Ch 03 Test 2022-10b

Based on the 2019-2020 CCML Algebra 1 Contest number 1 and Coding Bat problems.

The restrictions on the sizes of the numbers are intended to allow you to use the same technique for your examples and your function solution.

Test code is in a skeleton.

  1. Determine the number of perfect squares between 100 and 10,000 excluding the endpoints.

    Write a function cpsq that determine the number of perfect squares between m and n (exclusive) for any $m,n \le 10,000$.

  2. An arithmetic sequence is an ordered list of numbers that increase by a constant amount. For the arithmetic sequence 2, 9, 16, etc.:

    1. The first term is 2. Determine the 259th term.
    2. How many multiples of 5 appear in this sequence on or before the 259th term?
    3. Write a function carith n that returns the number of multiples of 5 that appear in this sequence on or before term n.
  3. The number 217 has the property that the number built by dropping its one digit (21) is divisible by the number’s ones digit (7). How many positive three-digit numbers have this property? Put this in a variable q3.

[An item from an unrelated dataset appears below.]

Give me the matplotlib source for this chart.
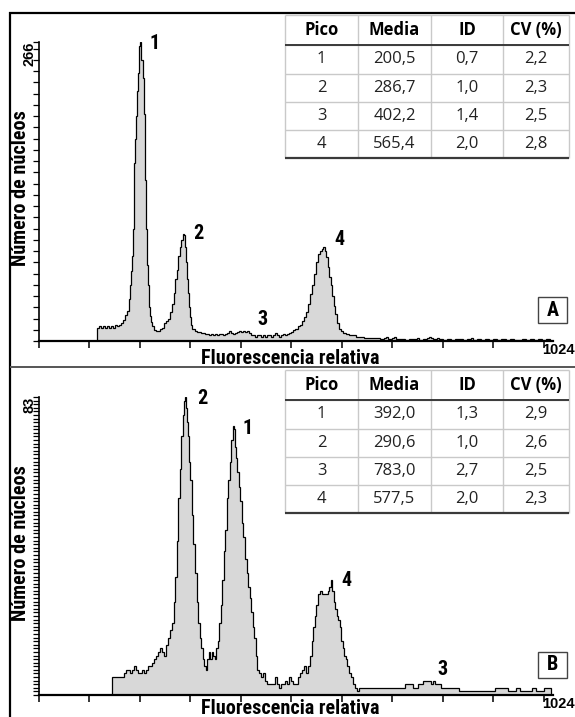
import matplotlib
matplotlib.use("Agg")
import matplotlib.pyplot as plt
from matplotlib.lines import Line2D
from matplotlib.patches import Rectangle
from matplotlib import font_manager

# ---------------- data ----------------
# Panel A histogram: left channel edge of each step and counts
a_chan = [114, 118, 122, 126, 130, 134, 138, 142, 146, 150, 154, 158, 162, 166, 170, 174, 178, 181, 183, 185,
          187, 189, 191, 193, 195, 197, 199, 201, 203, 205, 207, 209, 211, 213, 215, 217, 219, 221, 224, 228,
          232, 236, 240, 244, 248, 252, 256, 260, 264, 267, 270, 273, 276, 279, 282, 285, 287, 289, 291, 293,
          295, 297, 299, 301, 304, 308, 312, 316, 320, 324, 328, 332, 336, 340, 344, 348, 352, 356, 360, 364,
          368, 372, 376, 380, 384, 388, 392, 396, 400, 404, 408, 412, 416, 420, 424, 428, 432, 436, 440, 444,
          448, 452, 456, 460, 464, 468, 472, 476, 480, 484, 488, 492, 496, 500, 504, 508, 512, 516, 520, 524,
          528, 532, 536, 540, 544, 548, 552, 556, 560, 563, 566, 569, 572, 575, 578, 581, 584, 587, 590, 594,
          598, 602, 608, 614, 620, 628, 636, 644, 652, 660, 668, 676, 684, 688, 692, 700, 704, 708, 716, 724,
          732, 740, 748, 752, 760, 768, 772, 776, 780, 788, 792, 800, 808, 816, 824, 832, 840, 848, 856, 860,
          868, 876, 884, 892, 900, 908, 916, 924, 932, 940, 948, 956, 964, 972, 980, 988, 996, 1004]
a_count = [12, 13, 12, 13, 12, 13, 12, 13, 12, 14, 13, 14, 16, 19, 23, 27, 37, 50, 62, 76,
           100, 158, 180, 200, 222, 238, 262, 266, 250, 234, 202, 143, 100, 68, 50, 30, 22, 17, 13, 10,
           9, 9, 11, 12, 16, 18, 20, 26, 33, 43, 55, 63, 76, 84, 90, 95, 94, 84, 70, 55,
           43, 30, 21, 14, 11, 9, 8, 8, 7, 7, 6, 6, 5, 6, 5, 6, 5, 6, 6, 5,
           6, 7, 9, 7, 6, 7, 8, 9, 8, 9, 8, 9, 7, 5, 5, 4, 5, 5, 4, 5,
           4, 5, 5, 4, 5, 7, 5, 4, 5, 6, 5, 6, 7, 8, 10, 11, 13, 14, 18, 21,
           26, 33, 42, 50, 60, 70, 77, 80, 82, 84, 80, 75, 66, 57, 50, 40, 31, 24, 16, 11,
           9, 7, 6, 5, 5, 4, 4, 3, 3, 3, 3, 2, 3, 4, 2, 3, 4, 2, 2, 1,
           2, 2, 3, 1, 2, 3, 4, 3, 2, 3, 2, 1, 2, 1, 2, 2, 1, 2, 3, 1,
           2, 1, 2, 1, 2, 1, 2, 1, 2, 1, 1, 2, 1, 2, 1, 2, 1, 2]
a_end = 1012

# Panel B histogram
b_chan = [144, 150, 156, 162, 168, 172, 176, 180, 184, 188, 192, 196, 200, 204, 208, 212, 216, 220, 224, 228,
          232, 236, 240, 244, 248, 252, 256, 260, 264, 267, 270, 273, 276, 279, 282, 285, 287, 289, 291, 293,
          295, 297, 300, 303, 306, 309, 312, 315, 318, 321, 324, 327, 330, 333, 336, 339, 342, 345, 348, 351,
          354, 357, 360, 363, 366, 369, 372, 375, 378, 381, 384, 386, 388, 390, 393, 396, 399, 402, 405, 408,
          411, 414, 417, 420, 423, 426, 429, 432, 435, 440, 444, 448, 452, 456, 460, 464, 468, 472, 476, 480,
          484, 488, 492, 496, 500, 504, 508, 512, 516, 520, 524, 528, 532, 536, 540, 543, 546, 549, 552, 556,
          560, 564, 568, 572, 575, 578, 581, 584, 587, 590, 593, 596, 599, 602, 605, 608, 611, 614, 618, 622,
          626, 630, 634, 640, 648, 656, 664, 672, 680, 688, 696, 704, 712, 720, 724, 732, 740, 744, 750, 756,
          760, 766, 772, 776, 780, 784, 788, 792, 796, 800, 808, 816, 832, 848, 866, 880, 892, 904, 912, 920,
          928, 936, 944, 952, 960, 968, 976, 984, 992, 1000]
b_count = [5, 5, 5, 5, 6, 7, 7, 6, 7, 8, 7, 6, 6, 7, 6, 7, 8, 8, 9, 10,
           11, 12, 13, 12, 11, 14, 16, 18, 20, 26, 33, 43, 55, 63, 72, 78, 82, 83, 80, 76,
           72, 65, 60, 50, 42, 34, 26, 20, 16, 13, 10, 8, 7, 10, 12, 10, 12, 11, 10, 13,
           15, 20, 25, 32, 40, 46, 55, 60, 65, 71, 75, 74, 69, 66, 62, 58, 54, 48, 44, 38,
           34, 30, 27, 23, 19, 16, 11, 7, 6, 5, 6, 4, 3, 3, 3, 3, 5, 3, 2, 3,
           3, 4, 3, 5, 4, 3, 3, 5, 6, 7, 8, 6, 8, 11, 15, 19, 22, 25, 28, 29,
           28, 28, 28, 29, 30, 32, 29, 26, 24, 22, 21, 19, 15, 13, 11, 10, 8, 6, 5, 3,
           2, 1, 2, 2, 2, 2, 2, 2, 2, 2, 2, 2, 2, 2, 3, 3, 2, 2, 3, 3,
           4, 4, 4, 3, 4, 3, 3, 3, 2, 2, 2, 2, 1, 1, 1, 1, 1, 2, 2, 2,
           1, 1, 2, 1, 1, 1, 2, 1, 1, 2]
b_end = 1014

a_ymax = 266
b_ymax = 83
x_max = 1024
x_ticks = [0, 100, 200, 300, 400, 500, 600, 700, 800, 900, 1000]

# peak labels: (label, channel, count)
a_peaks = [("1", 229, 265), ("2", 315, 96), ("3", 443, 19), ("4", 595, 90)]
b_peaks = [("2", 324, 82.6), ("1", 413, 74.3), ("4", 609, 32), ("3", 799, 7.0)]

table_header = ["Pico", "Media", "ID", "CV (%)"]
table_a = [["1", "200,5", "0,7", "2,2"],
           ["2", "286,7", "1,0", "2,3"],
           ["3", "402,2", "1,4", "2,5"],
           ["4", "565,4", "2,0", "2,8"]]
table_b = [["1", "392,0", "1,3", "2,9"],
           ["2", "290,6", "1,0", "2,6"],
           ["3", "783,0", "2,7", "2,5"],
           ["4", "577,5", "2,0", "2,3"]]

xlabel = "Fluorescencia relativa"
ylabel = "Número de núcleos"

# ---------------- drawing ----------------
W, H = 575, 717
fig = plt.figure(figsize=(W / 100, H / 100), dpi=100)
fig.patch.set_facecolor("white")

installed = {f.name for f in font_manager.fontManager.ttflist}
narrow_pref = [n for n in ["Liberation Sans Narrow", "Roboto Condensed", "DejaVu Sans Condensed",
                           "Open Sans Condensed", "Roboto"] if n in installed]
NARROW = (narrow_pref[:1] or ["DejaVu Sans"]) + ["DejaVu Sans"]
ARIAL = ["Liberation Sans", "DejaVu Sans"]
TABLEF = ["Open Sans", "DejaVu Sans"]
NSTRETCH = "condensed"


def fx(x):
    return x / W


def fy(y):
    return 1 - y / H


def hline(x0, x1, y, color, lw):
    fig.add_artist(Line2D([fx(x0), fx(x1)], [fy(y), fy(y)], color=color, lw=lw,
                          transform=fig.transFigure, solid_capstyle="butt"))


def vline(x, y0, y1, color, lw):
    fig.add_artist(Line2D([fx(x), fx(x)], [fy(y0), fy(y1)], color=color, lw=lw,
                          transform=fig.transFigure, solid_capstyle="butt"))


def ntext(x, y, s, size, **kw):
    return fig.text(x, y, s, fontsize=size, fontweight="bold", family=NARROW,
                    fontstretch=NSTRETCH, **kw)


def panel(top_px, base_px, chan, count, end, ymax, ytick_step, ylab_top, peaks,
          table_rows, tab_y0, box_letter, box_y, xlab_y):
    ax = fig.add_axes([fx(39), fy(base_px), (556 - 39) / W, (base_px - top_px) / H])
    edges = list(chan) + [end]
    ax.stairs(count, edges, fill=True, color="#d8d8d8", zorder=1)
    ax.stairs(count, edges, baseline=0, color="black", lw=0.9, zorder=2)
    ax.set_xlim(0, x_max)
    ax.set_ylim(0, ymax)
    for s in ["top", "right"]:
        ax.spines[s].set_visible(False)
    ax.spines["left"].set_linewidth(1.2)
    ax.spines["bottom"].set_linewidth(1.6)
    ax.spines["bottom"].set_bounds(0, 1018)
    ax.set_xticks(x_ticks)
    ax.set_xticklabels([])
    yt = list(range(0, ymax + 1, ytick_step))
    if yt[-1] != ymax:
        yt.append(ymax)
    ax.set_yticks(yt)
    ax.set_yticklabels([])
    ax.tick_params(axis="x", direction="out", length=5, width=1.1, color="black")
    ax.tick_params(axis="y", direction="out", length=4, width=0.9, color="black")
    ax.patch.set_alpha(0)

    for lab, c, v in peaks:
        ax.text(c, v, lab, fontsize=14.5, fontweight="bold", family=NARROW, fontstretch=NSTRETCH,
                ha="center", va="center", clip_on=False)

    # labels
    ntext(fx(21), fy((top_px + base_px) / 2 - 3), ylabel, 14.5, rotation=90,
          ha="center", va="center")
    fig.text(fx(30), fy(top_px), ylab_top, rotation=90, fontsize=10.5,
             fontweight="bold", family=ARIAL, ha="center", va="top")
    ntext(fx(290), fy(xlab_y), xlabel, 14.5, ha="center", va="center")
    fig.text(fx(558), fy(base_px + 9), "1024", fontsize=10.5, fontweight="bold",
             family=ARIAL, ha="center", va="center")

    # box letter
    fig.add_artist(Rectangle((fx(538), fy(box_y + 13)), 29 / W, 26 / H, transform=fig.transFigure,
                             facecolor="white", edgecolor="#444444", lw=1.0))
    ntext(fx(552.5), fy(box_y), box_letter, 14.5, ha="center", va="center")

    # table
    xs = [285, 358, 431, 503, 569]
    ys = [tab_y0, tab_y0 + 30, tab_y0 + 58.5, tab_y0 + 87, tab_y0 + 115, tab_y0 + 143]
    fig.add_artist(Rectangle((fx(xs[0]), fy(ys[-1])), (xs[-1] - xs[0]) / W, (ys[-1] - ys[0]) / H,
                             transform=fig.transFigure, facecolor="white", edgecolor="none"))
    grid = "#c9c9c9"
    for x in xs:
        vline(x, ys[0], ys[-1], grid, 1.0)
    for y in ys[:-1]:
        hline(xs[0], xs[-1], y, grid, 1.0)
    hline(xs[0], xs[-1], ys[1], "#3a3a3a", 1.4)
    hline(xs[0], xs[-1], ys[-1], "#3a3a3a", 1.6)
    for j, h in enumerate(table_header):
        fig.text(fx((xs[j] + xs[j + 1]) / 2), fy((ys[0] + ys[1]) / 2), h, fontsize=12,
                 fontweight="bold", family=TABLEF, ha="center", va="center")
    for i, row in enumerate(table_rows):
        for j, v in enumerate(row):
            fig.text(fx((xs[j] + xs[j + 1]) / 2), fy((ys[i + 1] + ys[i + 2]) / 2), v,
                     fontsize=12, family=TABLEF, ha="center", va="center", color="#222222")
    return ax


panel(42, 341, a_chan, a_count, a_end, a_ymax, 10, str(a_ymax), a_peaks, table_a, 15, "A", 310, 359)
panel(397, 695, b_chan, b_count, b_end, b_ymax, 1, str(b_ymax), b_peaks, table_b, 370, "B", 665, 708)

# outer frame and separator
hline(9, 575, 13, "black", 1.6)
vline(10, 12, 717, "black", 1.6)
hline(10, 575, 367, "#555555", 1.4)

fig.savefig("out.png", dpi=100)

  4. Determine the number of ways that four positive integers can be multiplied to give a result of 50.

    Right now you only know enough Haskell to solve this problem when “order matters”, so $1\cdot 1 \cdot 1 \cdot 50$ would be counted differently than $50\cdot 1\cdot 1 \cdot 1$. This makes the solution slow.

    Make a function called numways that takes in a positive number $k \le 50$ and puts out the number of ways that four positive integers can be multiplied to get $k$.

  5. Estimate $$\sqrt{12 + \sqrt{12 + \sqrt{12 + \ldots}}}$$ by writing a function s12n that takes in an integer n and puts out a float which is the pattern above but stopped after n repetitions. For example, s12n 1 is $\sqrt{12}$ and s12n 2 is $3.9324422 \approx \sqrt{12 + \sqrt{12}}$.

     s12n :: Int -> Double
    
  6. (sum28) Given a list of int, return true if the sum of all of the 2s in the list is 8. The number 22 does not count as any 2s. Only the number 2 counts.

  7. (has22) Given a list of int, return true if it contains a 2 next to a 2 somewhere.